Linearity is natural, it is an easily observable phenomenon in our world, but look at the science of astronomy. Our moon orbits around our planet, which orbits around our sun, which moves with the rest of our galaxy around its center. Astronomy is largely about cycles, cycles, and more cycles. Cycles are difficult for the linear mind to grasp. Perhaps the most prominent linear perspective we have is of time. Most people will unanimously agree that time is linear, yet this is not what we experience. Time dilation, missing time, and déjà vu are all commonly reported experiences. How are we to reconcile this dichotomy of linearity and cycles? Let us turn to the ancient Chinese symbol, the Yin Yang.

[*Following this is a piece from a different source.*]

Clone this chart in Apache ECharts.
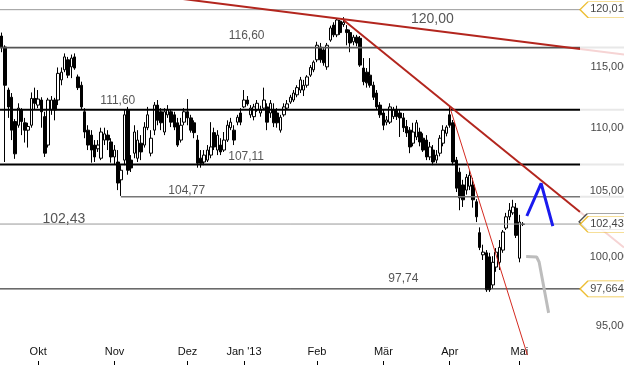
<!DOCTYPE html>
<html><head><meta charset="utf-8">
<script src="https://cdn.jsdelivr.net/npm/echarts@6/dist/echarts.min.js"></script>
<style>html,body{margin:0;padding:0;background:#fff}#c{width:624px;height:365px}</style>
</head><body><div id="c"></div>
<script>
// ---- candle data, one entry per trading day from 2012-09-14 ----
const opens=[117.7,116.75,113.1,112.5,110.5,110.2,111.45,110.4,109.8,110.2,112.4,111.85,
112.27,110.9,108.6,111.45,112.27,112.27,113.95,114.8,115.65,115.05,115.9,114.2,113.5,111.3,109.8,109.4,108.6,108.3,107.55,109.0,109.4,108.85,
107.65,107.25,105.85,107.4,111.45,107.4,107.95,107.55,108.75,108.6,110.0,107.95,109.8,111.85,111.3,109.65,111.05,111.3,111.05,110.4,109.0,110.45,
111.3,110.8,110.4,109.0,107.55,107.25,107.4,107.8,109.6,108.2,108.6,108.2,109.0,110.0,109.8,110.45,111.2,
111.7,112.27,111.05,110.9,111.45,111.2,111.6,111.7,111.2,111.45,111.2,109.8,111.05,111.6,112.1,112.27,112.7,113.1,113.1,113.5,114.35,114.8,
115.65,116.75,116.5,115.05,117.35,118.65,117.8,119.0,118.7,118.25,118.0,117.2,117.6,117.5,114.95,114.6,114.35,113.5,112.85,111.85,
111.2,110.45,110.45,110.9,111.45,111.2,110.8,110.1,109.8,108.75,109.25,109.65,109.15,109.0,107.65,108.2,107.4,107.95,108.75,109.55,
111.05,110.4,107.4,106.45,105.45,105.05,105.35,105.45,104.15,101.8,100.15,100.3,100.0,97.95,99.25,99.6,100.5,102.15,103.0,103.3,103.65,
99.9,102.45];
const closes=[116.75,113.5,111.7,109.8,107.9,111.6,110.5,109.8,110.1,112.4,112.0,112.35,
111.3,107.95,112.27,112.27,111.45,114.5,114.6,115.9,114.35,115.8,114.95,113.3,111.7,109.65,108.6,108.2,107.65,108.6,109.65,109.5,109.0,107.65,
108.2,105.6,106.6,111.05,106.6,106.78,109.65,109.0,108.05,110.05,111.05,109.15,111.85,110.6,110.4,111.3,111.45,110.45,110.05,108.6,110.2,111.3,
110.8,109.8,109.6,107.15,107.15,107.8,108.2,108.45,108.45,109.4,108.05,109.0,110.2,110.45,109.0,110.85,110.45,
112.27,111.95,111.6,111.7,112.0,111.45,112.27,110.45,112.0,110.4,110.4,110.85,111.7,111.95,112.5,112.85,113.3,113.95,113.5,114.2,115.0,115.45,
116.9,115.65,115.4,116.9,118.4,117.8,119.1,118.0,118.9,118.0,117.1,117.6,117.1,115.2,113.8,113.7,113.5,112.5,111.7,111.05,
110.2,110.63,111.7,111.45,110.9,110.8,110.0,109.57,108.45,109.65,110.4,108.85,108.2,107.65,108.45,107.25,107.8,109.15,109.8,110.05,
110.2,107.25,105.2,104.45,104.3,106.05,106.2,104.3,103.0,100.7,100.35,97.6,97.6,99.6,100.35,100.7,101.85,103.0,103.5,103.75,101.6,
102.6,102.43];
const lows=[116.3,107.25,110.8,109.0,107.5,110.0,109.4,108.8,108.4,110.0,111.45,111.6,
110.0,107.65,108.4,111.05,110.6,111.85,113.5,114.6,114.1,114.1,114.8,113.1,111.45,109.15,108.2,107.2,107.25,108.05,107.4,108.6,108.2,107.2,
107.05,105.05,104.6,107.0,106.25,106.46,107.55,107.25,107.4,108.4,109.8,107.7,109.4,110.2,109.8,109.4,110.8,110.05,109.8,108.45,108.8,110.2,
110.2,109.6,109.15,106.8,106.8,107.0,107.25,107.55,108.2,107.8,107.8,108.05,108.85,109.8,108.6,110.2,110.2,
111.6,111.8,110.8,110.6,111.3,110.9,111.45,109.8,110.8,110.05,110.0,109.6,110.9,111.45,111.95,112.1,112.5,112.85,112.6,113.3,114.2,114.6,
115.45,115.4,115.15,114.8,117.2,117.6,117.6,117.8,118.5,116.9,116.3,116.9,116.8,115.05,113.5,113.3,113.3,112.27,111.45,110.8,
109.8,110.2,110.3,110.7,110.63,109.25,109.65,109.25,107.95,108.5,109.0,108.5,108.05,107.4,107.4,107.0,107.15,107.7,108.5,109.3,
110.0,107.0,104.9,103.5,103.75,104.7,105.05,103.7,102.6,100.5,99.77,97.45,97.45,97.7,98.9,99.04,100.3,102.0,102.75,103.15,101.4,
99.6,102.3];
const highs=[118.0,116.9,113.3,112.85,110.7,112.0,111.6,110.8,110.4,112.9,113.3,113.1,
112.5,111.3,112.45,112.6,112.45,115.0,115.0,116.2,115.9,116.1,116.2,114.4,113.8,111.6,110.2,109.8,109.0,109.0,110.0,110.0,109.8,109.15,
108.6,108.2,107.0,111.45,111.7,107.8,110.2,109.8,109.4,110.45,111.7,109.8,112.1,112.27,111.6,111.6,111.85,111.5,111.3,110.8,110.8,111.6,
112.35,111.05,110.6,109.4,108.2,108.2,108.6,110.45,110.0,109.8,109.15,109.65,110.6,110.8,110.2,111.05,111.6,
113.1,112.6,111.85,111.95,112.27,111.8,113.3,112.0,112.27,112.0,111.6,111.05,112.0,112.27,112.7,113.1,113.5,114.2,113.95,114.35,115.2,115.6,
117.2,117.1,116.65,117.1,118.6,118.9,119.25,119.1,119.35,118.65,118.25,117.8,117.8,117.7,115.8,114.95,115.8,113.8,113.1,112.1,
111.45,110.95,112.0,111.7,111.8,111.5,111.2,110.63,110.05,110.4,110.63,110.0,109.55,109.4,108.85,108.6,108.2,109.4,110.2,110.2,
111.7,110.63,107.65,106.8,105.85,106.3,106.6,106.0,104.35,102.2,100.9,100.5,100.3,100.05,100.65,101.25,102.0,103.3,104.05,104.3,104.05,
103.15,102.6];

// ---- calendar ----
const firstDay=[2012,8,14];          // 14 Sep 2012
const slotCount=188;                 // trading-day slots across the picture
const lastTickSlot=174;              // month ticks shown up to here
const holidays=['2012-12-24','2012-12-25','2012-12-26','2012-12-31','2013-01-01','2013-03-29','2013-04-01','2013-05-01'];
const monthNames=['Jan \'13','Feb','Mär','Apr','Mai','Jun','Jul','Aug','Sep','Okt','Nov','Dez'];

// ---- horizontal levels ----
const levelValues=[120.01,116.7,111.47,107.05,104.54,102.45,97.664];
const levelStartSlot=[-0.5,-0.5,-0.5,-0.5,35.9,-0.5,-0.5];
const plotEndSlot=174.27, axisEndSlot=187.5;
const levelFaded=[false,true,true,true,true,false,false];

// ---- annotations ----
const noteTexts=['120,00','116,60','111,60','107,11','104,77','102,43','97,74'];
const notePoints=[[129.75,119.19],[73.8,117.75],[35.0,112.19],[73.65,107.65],[55.75,105.02],[18.75,102.83],[121.03,98.38]];
const noteSizes=[14,12,12,12,12,14,12];

const yTicks=[115,110,105,100,95];
const yTickTexts=['115,000','110,000','105,000','100,000','95,000'];
const yTickSlot=189.3;
const tagValues=[120.01,102.43,97.664];
const tagTexts=['120,010','102,430','97,664'];
const tagSlot=181.78;

// ---- trend lines / projections [slot, price] ----
const trendLong=[[52.74,121.03],[174.27,116.58]];
const trendLongExt=[[174.27,116.58],[187.5,116.1]];
const trendMid=[[102.97,119.1],[174.27,103.37]];
const trendMidExt=[[174.27,103.37],[187.5,100.69]];
const trendSteep=[[135.0,111.7],[158.4,93.01]];
const blueProjection=[[158.23,103.06],[162.53,105.58],[166.05,102.30]];
const greyProjection=[[158.02,100.03],[161.18,99.99],[161.93,99.62],[164.79,95.95]];

// build categories
const cats=[];
{
  let d=new Date(Date.UTC(firstDay[0],firstDay[1],firstDay[2]));
  while(cats.length<slotCount){
    const s=d.toISOString().slice(0,10);
    const wd=d.getUTCDay();
    if(wd!==0&&wd!==6&&holidays.indexOf(s)<0) cats.push(s);
    d=new Date(d.getTime()+86400000);
  }
}
const monthStart=cats.map((c,i)=>i>0&&i<=lastTickSlot&&c.slice(5,7)!==cats[i-1].slice(5,7));
const candles=opens.map((o,i)=>[o,closes[i],lows[i],highs[i]]);

const FONT='"Liberation Sans", Arial, sans-serif';
const series=[];
series.push({type:'candlestick',data:candles,barWidth:3,silent:true,
  itemStyle:{color:'#fff',color0:'#000',borderColor:'#000',borderColor0:'#000',borderWidth:1}});

const levelColors=['#999','#555','#000','#000','#777','#999','#111'];
const levelWidths=[1,1.6,2,2,1.5,1,1];
levelValues.forEach((v,k)=>{
  series.push({type:'line',xAxisIndex:1,silent:true,symbol:'none',z:3,
    data:[[levelStartSlot[k],v],[plotEndSlot,v]],
    lineStyle:{color:levelColors[k],width:levelWidths[k]}});
  if(levelFaded[k]) series.push({type:'line',xAxisIndex:1,silent:true,symbol:'none',z:3,
    data:[[plotEndSlot,v],[axisEndSlot,v]],lineStyle:{color:'#e8e8e8',width:2}});
});
function addLine(d,color,width,z){series.push({type:'line',xAxisIndex:1,silent:true,symbol:'none',z:z||4,data:d,lineStyle:{color:color,width:width}});}
addLine(trendLong,'#b3261e',2);
addLine(trendLongExt,'#f6d4d4',2);
addLine(trendMid,'#b3261e',2);
addLine(trendMidExt,'#f6d4d4',2);
addLine(trendSteep,'#d42a20',1);
addLine(blueProjection,'#1a1aee',3,5);
addLine(greyProjection,'#bdbdbd',3,5);

series.push({type:'scatter',xAxisIndex:1,silent:true,symbolSize:1,z:6,itemStyle:{color:'rgba(0,0,0,0)'},
  data:notePoints.map((p,k)=>({value:p,label:{formatter:noteTexts[k],fontSize:noteSizes[k]}})),
  label:{show:true,position:'inside',align:'center',verticalAlign:'middle',color:'#2b2b2b',fontFamily:FONT}});
series.push({type:'scatter',xAxisIndex:1,silent:true,symbolSize:1,z:6,clip:false,itemStyle:{color:'rgba(0,0,0,0)'},
  data:yTicks.map((v,k)=>({value:[yTickSlot,v],label:{formatter:yTickTexts[k]}})),
  label:{show:true,position:'left',distance:0,align:'right',verticalAlign:'middle',color:'#111',fontSize:11,fontFamily:FONT}});
const tagPath='path://M0,8L8,0L50,0L50,16L8,16Z';
series.push({type:'scatter',xAxisIndex:1,silent:true,clip:false,z:6,symbol:tagPath,symbolSize:[50,16],symbolOffset:[-1,-2.5],
  itemStyle:{color:'#fff',borderColor:'#222',borderWidth:1},data:[[tagSlot,tagValues[1]]]});
series.push({type:'scatter',xAxisIndex:1,silent:true,clip:false,z:7,symbol:tagPath,symbolSize:[50,16],
  itemStyle:{color:'#fff',borderColor:'#e8ae00',borderWidth:1},
  data:tagValues.map((v,k)=>({value:[tagSlot,v],label:{formatter:tagTexts[k]}})),
  label:{show:true,position:[11,8],align:'left',verticalAlign:'middle',color:'#111',fontSize:11,fontFamily:FONT}});

const chart=echarts.init(document.getElementById('c'),null,{renderer:'canvas'});
chart.setOption({
  animation:false,
  textStyle:{fontFamily:FONT},
  grid:{left:-1,right:0,top:0,bottom:0,containLabel:false},
  xAxis:[
    {type:'category',data:cats,boundaryGap:true,
     axisLine:{show:false},splitLine:{show:false},
     axisTick:{show:true,inside:true,length:4,alignWithLabel:true,interval:(i)=>monthStart[i],lineStyle:{color:'#000'}},
     axisLabel:{show:true,inside:true,margin:8,fontSize:11,color:'#111',interval:(i)=>monthStart[i],
       formatter:(v)=>monthNames[parseInt(v.slice(5,7),10)-1]}},
    {type:'value',min:-0.5,max:axisEndSlot,show:false}
  ],
  yAxis:{type:'log',logBase:10,min:92.33,max:120.87,show:false},
  series:series
});
</script></body></html>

Light and dark swirling together, constantly cycling, and each polarity contains at least a small amount of the opposite. In this symbol, one side is understood to be masculine, piercing, active, while the other side is feminine, incubating, passive. Here we have the piercing, reductionist linear mindset of the masculine energy that dominates our mindset and culture. The feminine, incubating, cyclical energy has been suppressed for who knows how many thousands of years. Yet even the masculine and feminine perspectives cycle in the Yin Yang. So if we currently have a masculine, patriarchal, linear mindset, at some time in the distant past we must have had the opposite. So too in the future will we have it again.

Then comes the problem of evil. Yes, evil. Whatever you call it, however you quantify it, there are destructive forces that frequently tear part of our world to tiny pieces. If you had to pick an essence, masculine or feminine, which would you say evil projects more? I would say masculine. The piercing, thrusting, reductionist energy can be used for evil. Women can, of course, be evil. But the energy that they are projecting is masculine. The Chinese equate the light side of the Yin Yang as masculine, Yang, the shining sun piercing and blinding the day. Yin is equated with the cyclical moon, passive, reflective, incubating in the dark womb. The dark is not synonymous with the evil energy in the Yin Yang, in fact it is the opposite.

If one wishes to do evil things in our world, one must masquerade as the light. This is an ancient practice, that which appears good is deceptive and evil underneath. The way in which the feminine has been suppressed for aeons could be understood by looking at Yin, the dark half of the symbol. Yang currently has control of us, but sooner or later, Yin will cycle back around and everything we know will change.